Les Black Keys du blues? Voilà une définition qui pourrait parfaitement convenir à Left Lane Cruiser, un groupe de garage-blues originaire de Fort Wayne dans l’Indiana. Emmené par «Joe» Evans IV à la slide guitare et au chant et Brenn «Sausage Paw» Beck (remplacé un temps par Peter Dio) à la batterie et aux chœurs, le duo étasunien, qui sera présent aux Festival Blues Rules de Crissier ce 8 juin, emprunte à toute berzingue les chemins de différents courants musicaux (blues des origines, country du Mississippi, punk originel de la Motor city de Detroit: Stooges, MC5). Puis franchit plein gaz les ornières, en nous promettant de beaux dérapages sur route.
Parmi les autres références au compteur, certains citent encore les pères fondateurs, Elmore James, R.L Burnside ou T-Model Ford. On pourrait y ajouter Endless Boogie et leur blues minimaliste et obsédant, voire le Nick Cave abrasif de The first born is dead dans la manière de revisiter leurs classiques, en les survoltant.

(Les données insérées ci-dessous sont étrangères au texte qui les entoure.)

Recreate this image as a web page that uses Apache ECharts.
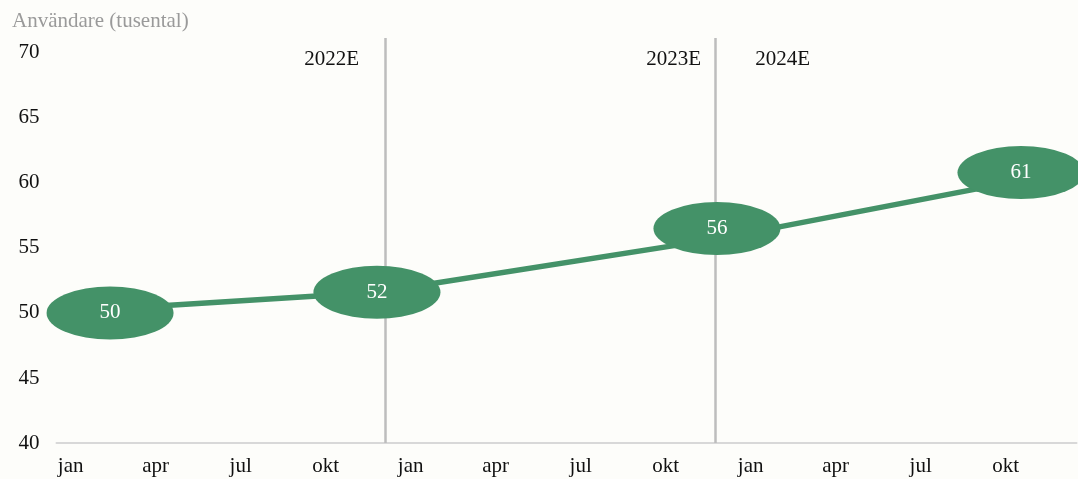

Râpeux, teigneux et survitaminé, le combo ne lésine pas sur les riffs pétaradants et graisseux au service d’une mécanique parfaitement carénée et d’un moteur gonflé en puissance tournant à plein régime. Foin de rodage et de ralentisseurs, la musique du duo allonge les kilomètres d’un blues électrique hanté, avide de grands espaces, sans temps morts ni pauses, potentiomètre dans le rouge. Ça passe ou ça casse! Rythmique pied au plancher, la musique avance à coups de guitares distordues et fuzz saturées pour un blues brut et rude, alors que la voix d’Evans, émergeant de la poussière de la route et tamisée au double bourbon, trace la voie, tout en astringence et rugosité. La voiture folle hurle, gonfle des turbines à air compressé, avec des brusques coups d’accélérateur ou des décélérations traîtres.
Depuis leur premier album Gettin’ Down On It en 2006, en passant par Bring Yo’ Ass To The Table (2008) jusqu’au dernier en date, Shake and Bake (2019), la recette est unique et le groupe impose sa musique primitive et de transe électrique, en roulements kilométrés. Sur Lost my mind (album Junkyard Speed Ball), la rythmique a tout de celle d’un train crachoteux et cahoteux, de celui qui emmenait de ville en ville les hobos (travailleurs sans domicile fixe), ces oubliés du rêve américain qu’on retrouve à l’occasion de l’évocation de figures comme le mineur de fond (Black lung ou Hard working man). Au final, la musique boostée aux amphétamines de Left Lane Cruiser s’offre comme un cinémascope, lorgnant quelques fois sur les étirements telluriques du collectif The Desert Sessions (lancées par Josh Homme de Queens of the Stone Age) dans leur volonté d’étirer l’espace en le sur-saturant de leur sauvagerie maîtrisée (de peu).